Rue Bricabrac, bdsm, hétéronymie

Ayant un jour d'exhibition raté ma troisième étoile d'impétrante dans l'ordre d'O et de Justine réunies, j'ai balancé d'un même sanglot Stephen et Louna, j'ai racheté une pastille et j'ai choisi un pseudo de chipie, parce que telle était désormais mon humeur, j'avais juste le désir d'être renversée sur des cuisses vigoureuses et copieusement fessée, pas d'assimiler la soumission de A à Z en cours accélérés. Zazie était née. Plus vierge que moi, tu calanchais dans la seconde. Dans la foulée, saisie par la fièvre de l'hétéronomie, je m'étais confectionnée une identité bis, Roxane, parce qu'au top 5 de mes zones érogènes, il y a l'oreille, non, pas le lobe, le cornet. Je passais de l'une à l'autre, au gré des serveurs, piégeant ceux qui me prenaient pour une proie. C'était un peu fatiguant, il ne fallait pas se mélanger dans les allonymes. Je ne sais plus si j'ai rencontré Sire Cire sous Zazie ou Roxane, de toutes façons, nouvel homme, nouveau nom, j'étais devenue nightbitch (avec une minuscule, selon un code qui voudrait que les soumises n'aient pas droit aux capitales). J'avais un collier de molosse en guise de serre-taille. J'avais ma position obligatoire et des nouveaux plaisirs, des jouissances plus épicées. Jusqu'à ce qu'il me répudie. Adieu Zazie, Roxane, nightbitch, je ne sais plus qui j'étais, un sac en papier vide, mon identité diluée, partie, perdue. Sans surnom, pas de femme. J'avais pris l'habitude de me voir dans ses yeux, mon corps était dessiné par sa douleur et sa jouissance, et je m'agenouillais quand il prononçait mon, enfin, son, nom. Sans blase, plus de blason. Sans sobriquet, plus de substance.

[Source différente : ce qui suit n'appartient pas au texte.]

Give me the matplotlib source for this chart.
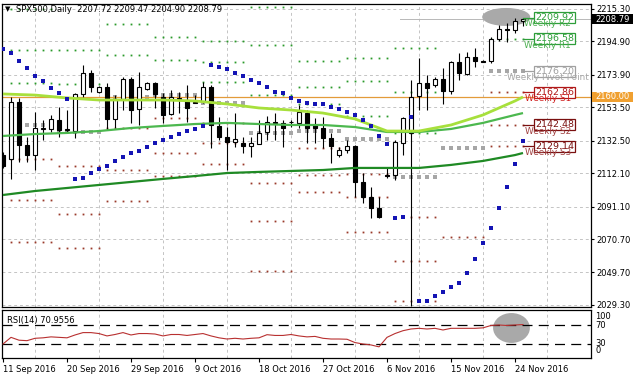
import numpy as np
import matplotlib
matplotlib.use('Agg')
import matplotlib.pyplot as plt
import matplotlib.transforms as mtrans
from matplotlib.patches import Ellipse, Rectangle

plt.rcParams['font.family'] = ['DejaVu Sans']
plt.rcParams['font.size'] = 6

# daily bars, 11 Sep 2016 .. 25 Nov 2016 (Sun-Fri sessions)
opens = [2123.5, 2121.0, 2156.8, 2129.8, 2123.5, 2139.9, 2139.9, 2145.5, 2139.3, 2138.6,
         2161.9, 2175.1, 2163.1, 2166.3, 2146.2, 2158.7, 2171.3, 2152.4, 2165.0, 2168.8,
         2160.0, 2149.3, 2158.7, 2158.1, 2156.8, 2156.8, 2166.3, 2141.8, 2134.9, 2131.7,
         2131.1, 2129.2, 2130.4, 2138.0, 2144.3, 2143.7, 2144.0, 2143.7, 2149.9, 2142.4,
         2140.5, 2134.2, 2123.5, 2126.7, 2129.2, 2106.6, 2097.1, 2090.2, 2110.9, 2110.9,
         2131.1, 2137.4, 2160.6, 2168.8, 2167.5, 2171.3, 2163.8, 2182.0, 2174.4, 2185.1,
         2182.6, 2182.6, 2196.4, 2202.7, 2202.1, 2207.72]
highs = [2125.5, 2160.0, 2159.4, 2134.9, 2150.6, 2145.5, 2148.7, 2153.7, 2151.8, 2162.5,
         2180.1, 2177.0, 2166.8, 2168.8, 2161.2, 2172.6, 2172.6, 2175.7, 2169.4, 2169.4,
         2162.5, 2164.4, 2163.1, 2167.5, 2161.2, 2169.4, 2167.5, 2147.4, 2141.1, 2149.9,
         2134.9, 2134.9, 2145.5, 2148.0, 2149.9, 2145.5, 2145.5, 2155.0, 2151.8, 2146.8,
         2147.4, 2137.4, 2128.6, 2133.0, 2129.8, 2112.2, 2103.4, 2097.1, 2115.9, 2133.0,
         2147.4, 2170.7, 2184.5, 2173.8, 2172.6, 2178.2, 2182.6, 2187.6, 2188.3, 2190.8,
         2183.2, 2197.7, 2205.2, 2206.5, 2209.6, 2209.47]
lows = [2115.5, 2108.5, 2119.1, 2119.1, 2114.1, 2133.0, 2138.0, 2134.9, 2138.0, 2134.2,
        2160.0, 2163.1, 2162.8, 2139.3, 2140.5, 2151.8, 2143.7, 2142.4, 2164.4, 2153.1,
        2143.7, 2148.7, 2149.9, 2144.3, 2156.2, 2156.2, 2127.9, 2133.0, 2114.1, 2128.6,
        2124.8, 2122.3, 2130.4, 2133.0, 2133.0, 2128.6, 2141.1, 2140.5, 2131.1, 2131.1,
        2127.9, 2118.5, 2122.3, 2124.8, 2097.1, 2093.4, 2083.9, 2083.9, 2109.1, 2107.8,
        2123.5, 2028.5, 2151.8, 2151.8, 2166.3, 2155.6, 2161.9, 2170.7, 2173.8, 2178.8,
        2181.8, 2181.4, 2195.2, 2194.6, 2200.2, 2204.90]
closes = [2116.6, 2156.8, 2129.8, 2123.5, 2140.5, 2140.5, 2146.2, 2139.3, 2139.9, 2161.9,
          2175.1, 2166.3, 2166.3, 2146.2, 2158.7, 2171.3, 2151.8, 2166.3, 2168.8, 2161.9,
          2148.7, 2160.0, 2159.4, 2153.1, 2156.5, 2166.3, 2142.4, 2134.9, 2131.7, 2133.6,
          2129.2, 2131.1, 2137.4, 2144.3, 2143.7, 2140.5, 2144.3, 2150.6, 2140.5, 2140.5,
          2134.2, 2129.2, 2126.7, 2129.2, 2106.6, 2097.1, 2090.2, 2084.6, 2110.6, 2131.7,
          2146.8, 2160.0, 2168.8, 2165.6, 2171.3, 2163.8, 2182.0, 2175.1, 2185.1, 2182.6,
          2182.3, 2196.4, 2202.7, 2201.8, 2207.8, 2208.79]

# moving averages read at every 4th bar
ma_idx = [0, 4, 8, 12, 16, 20, 24, 28, 32, 36, 40, 44, 48, 52, 56, 60, 64, 65]
ma_fast = [2161.9, 2161.2, 2159.4, 2158.1, 2158.1, 2158.1, 2157.5, 2155.6, 2153.1, 2151.8,
           2149.9, 2146.2, 2138.6, 2138.6, 2142.4, 2148.7, 2157.5, 2160.0]
ma_mid = [2135.5, 2136.7, 2137.4, 2138.6, 2140.5, 2141.8, 2143.0, 2143.7, 2143.0, 2142.4,
          2142.4, 2141.1, 2138.0, 2138.0, 2139.9, 2143.7, 2148.7, 2149.9]
ma_slow = [2098.4, 2100.9, 2102.8, 2104.7, 2106.6, 2108.5, 2110.3, 2112.2, 2112.9, 2113.5,
           2114.1, 2115.4, 2115.4, 2115.4, 2117.3, 2119.8, 2123.5, 2124.8]

sar = [2190.2, 2187.6, 2182.6, 2178.2, 2173.2, 2170.0, 2165.6, 2162.5, 2158.7,
       2108.5, 2109.1, 2112.2, 2114.7, 2116.6, 2119.8, 2122.3, 2124.8, 2126.1, 2128.6,
       2131.1, 2133.0, 2134.9, 2136.7, 2138.6, 2139.9, 2141.8,
       2180.1, 2178.8, 2177.6, 2175.1, 2173.2, 2170.7, 2168.5, 2166.3, 2163.1, 2162.5,
       2159.4, 2157.5, 2156.2, 2155.6, 2155.6, 2153.7, 2152.4, 2150.6, 2148.7, 2145.5,
       2141.8, 2135.5, 2130.4,
       2083.9, 2084.6, 2147.4, 2031.8, 2031.8, 2034.9, 2037.5, 2040.6, 2043.1, 2049.4,
       2058.2, 2068.2, 2077.7, 2090.2, 2103.4, 2117.9, 2132.3]

rsi = [30, 44, 38, 37, 42, 43, 45, 44, 43, 49, 54, 54, 52, 47, 50, 54, 49, 52, 52, 51,
       47, 50, 50, 48, 50, 52, 47, 43, 40.5, 42, 40.5, 42, 43, 49.6, 48, 48, 50, 47, 45, 46,
       42, 40.5, 40.5, 40, 33, 30, 28, 24, 44, 52, 58, 61.6, 63, 61.6, 63, 59.5, 63, 63, 63,
       63, 64, 69, 70, 69, 70, 70.96]

# weekly pivots, one row per week: R3 R2 R1 P S1 S2 S3 (week k spans bars 6k-5..6k)
piv_week = [1, 2, 3, 4, 5, 6, 7, 8, 9, 10, 11]
piv_r3 = [2215.0, 2219.4, 2232.1, 2219.7, 2195.0, 2216.4, 2182.9, 2184.8, 2190.6, 2383.7, 2230.3]
piv_r2 = [2189.4, 2189.7, 2206.1, 2197.7, 2182.2, 2192.9, 2166.4, 2169.9, 2163.1, 2284.1, 2209.92]
piv_r1 = [2168.5, 2167.9, 2186.2, 2183.3, 2169.3, 2161.1, 2155.3, 2148.3, 2137.6, 2227.7, 2196.58]
piv_p = [2142.4, 2138.2, 2160.2, 2161.3, 2156.5, 2137.6, 2138.8, 2133.4, 2110.0, 2128.1, 2176.20]
piv_s1 = [2121.2, 2116.4, 2140.3, 2146.9, 2143.6, 2105.8, 2127.7, 2111.8, 2084.6, 2071.7, 2162.86]
piv_s2 = [2095.3, 2086.7, 2114.3, 2124.9, 2130.8, 2082.3, 2111.2, 2096.9, 2057.0, 1972.1, 2142.48]
piv_s3 = [2069.0, 2064.9, 2094.4, 2110.5, 2117.9, 2050.5, 2100.1, 2075.3, 2031.6, 1900.0, 2129.14]

price_ticks = [2215.30, 2194.90, 2173.90, 2153.50, 2132.50, 2112.10, 2091.10, 2070.70, 2049.70, 2029.30]
date_idx = [0, 8, 16, 24, 32, 40, 48, 56, 64]
date_lbl = ['11 Sep 2016', '20 Sep 2016', '29 Sep 2016', '9 Oct 2016', '18 Oct 2016',
            '27 Oct 2016', '6 Nov 2016', '15 Nov 2016', '24 Nov 2016']
hline_price = 2160.00

W, H = 633, 379
PPU = 1.591  # pixels per price unit
fig = plt.figure(figsize=(W / 100, H / 100), dpi=100)


def px_axes(x0, y0, x1, y1):
    return fig.add_axes([x0 / W, 1 - y1 / H, (x1 - x0) / W, (y1 - y0) / H])


def ypx(p):
    return 9 + (2215.3 - p) * PPU


ax = px_axes(2, 4, 591, 307)
ar = px_axes(2, 310, 591, 358)
for a in (ax, ar):
    a.set_xlim(-0.125, 73.5)
    for s in a.spines.values():
        s.set_linewidth(0.9)
ax.set_ylim(2215.3 - 298 / PPU, 2215.3 + 5 / PPU)
ar.set_ylim(0.5, 101.6)

grid = dict(color='#c4c4c4', lw=0.7, ls=(0, (3, 3)), zorder=0)
for v in price_ticks:
    ax.axhline(v, **grid)
for b in range(4, 74, 8):
    ax.axvline(b, **grid)
    ar.axvline(b, **grid)

x = np.arange(len(opens))
o = np.array(opens); c = np.array(closes)

# weekly pivot dots
for k, wk in enumerate(piv_week):
    bars = np.arange(6 * wk - 5, min(6 * wk, len(opens) - 1) + 1)
    for arr, col, ms in ((piv_r3, '#2a9a2a', 1.3), (piv_r2, '#2a9a2a', 1.3), (piv_r1, '#2a9a2a', 1.3),
                         (piv_p, '#a6a6a6', 2.6),
                         (piv_s1, '#9a3a2a', 1.3), (piv_s2, '#9a3a2a', 1.3), (piv_s3, '#9a3a2a', 1.3)):
        ax.plot(bars, [arr[k]] * len(bars), ls='none', marker='s', ms=ms, color=col, mew=0, zorder=1)

ax.add_patch(Ellipse((62.9, 2210.3), 6.0, 11.3, fc='#a9a9a9', ec='none', zorder=1.5))
ax.plot([49.6, 73.5], [closes[-1], closes[-1]], color='#b8b8b8', lw=0.7, zorder=1.2)
ax.axhline(hline_price, color='#e39b3a', lw=0.9, zorder=1.6)

# candles
ax.vlines(x, lows, highs, color='black', lw=0.8, zorder=3)
up = c >= o
ax.bar(x, np.maximum(np.abs(c - o), 0.35), bottom=np.minimum(o, c), width=0.62,
       color=np.where(up, 'white', 'black'), edgecolor='black', lw=0.8, zorder=4)

ax.plot(ma_idx, ma_slow, color='#1f8a24', lw=1.6, zorder=5, solid_capstyle='butt')
ax.plot(ma_idx, ma_mid, color='#4cb84f', lw=1.6, zorder=5, solid_capstyle='butt')
ax.plot(ma_idx, ma_fast, color='#a7e03c', lw=2.0, zorder=5, solid_capstyle='butt')
ax.plot(x, sar, ls='none', marker='s', ms=3.0, color='#1414b4', mew=0, zorder=6)

# current-week pivot labels
lab_txt = ['Weekly R2', 'Weekly R1', 'Weekly Pivot Point', 'Weekly S1', 'Weekly S2', 'Weekly S3']
lab_val = [piv_r2[-1], piv_r1[-1], piv_p[-1], piv_s1[-1], piv_s2[-1], piv_s3[-1]]
box_col = ['#2e9e3a', '#2e9e3a', '#a0a0a0', '#b01818', '#7a1010', '#7a1010']
txt_col = ['#4caf50', '#4caf50', '#a8a8a8', '#d02020', '#a04040', '#a04040']
for v, t, bc, tc in zip(lab_val, lab_txt, box_col, txt_col):
    ax.plot([65, 66.4], [v, v], color=bc, lw=0.9, zorder=7)
    ax.add_patch(Rectangle((66.4, v - 5.5 / PPU), 5.1, 11 / PPU, fc='white', ec=bc, lw=0.9, zorder=7))
    ax.text(68.95, v, f'{v:.2f}', ha='center', va='center', color=bc, fontsize=6.8, zorder=8)
    ax.text(68.1, v - 4.0, t, ha='center', va='center', color=tc, fontsize=6.4, zorder=9)

ax.yaxis.tick_right()
ax.set_yticks(price_ticks)
ax.set_yticklabels([f'{v:.2f}' for v in price_ticks])
ax.tick_params(axis='y', length=2.5, width=0.8, pad=1.5, labelsize=6)
ax.tick_params(axis='x', bottom=False, labelbottom=False)

# price tags on the axis
for val, fc in ((closes[-1], 'black'), (hline_price, '#f0a030')):
    yp = ypx(val)
    fig.patches.append(Rectangle((592 / W, 1 - (yp + 5) / H), 41 / W, 10 / H,
                                 transform=fig.transFigure, fc=fc, ec='none'))
    fig.text(595 / W, 1 - yp / H, f'{val:.2f}', color='white', va='center', ha='left', fontsize=6)

fig.text(5 / W, 1 - 9.5 / H, '\u25bc', fontsize=5, va='center', ha='left')
fig.text(16 / W, 1 - 9.5 / H, 'SPX500,Daily  %.2f %.2f %.2f %.2f' % (opens[-1], highs[-1], lows[-1], closes[-1]),
         fontsize=6.0, va='center', ha='left')

# RSI panel
ar.add_patch(Ellipse((63.56, 63.7), 4.6, 63, fc='#a9a9a9', ec='none', zorder=1))
ar.axhline(70, color='black', lw=0.9, ls=(0, (8, 5)), zorder=2)
ar.axhline(30, color='black', lw=0.9, ls=(0, (8, 5)), zorder=2)
ar.plot(x, rsi, color='#b83030', lw=0.8, zorder=3)
ar.set_yticks([])
ar.set_xticks(date_idx)
ar.set_xticklabels(date_lbl, ha='left')
ar.tick_params(axis='x', length=3, width=0.8, pad=2, labelsize=6)
tr = mtrans.blended_transform_factory(ar.transAxes, ar.transData)
for val, yv in (('100', 88), ('70', 70), ('30', 31), ('0', 16)):
    ar.text(1.0 + 4 / 589, yv, val, transform=tr, ha='left', va='center', fontsize=6, clip_on=False)
fig.text(7 / W, 1 - 320 / H, 'RSI(14) %.4f' % 70.9556, fontsize=6, va='center', ha='left')

fig.savefig('out.png', dpi=100)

Je pourrai continuer longtemps à dérouler le ruban des prétendues peaux successives. J'arrête. Ce n'est pas mon histoire. J'ai triché, maquillé, pastiché. J'ai versé des rasades de faux dans des gouttes de réalité. Pour essayer de comprendre pourquoi tant de femmes soumises jonglent avec les cryptonymes, se revirginisent l'identité au gré des compagnons de route, jouent les papillons en mue façon serpent, baille baille ma pelure d'hier, me revoilà avec un label couleur de lune, couleur de temps, un nom qui dit oui.

Je m'appelle Bricabrac. Tu ne m'appelles pas. Point besoin. Je suis là.

PS : il ne s'agit pas d'onomastique au sens exact du terme, mais je n'allais pas me priver d'une nouvelle histoire d'O... Mon royaume pour un bon mot !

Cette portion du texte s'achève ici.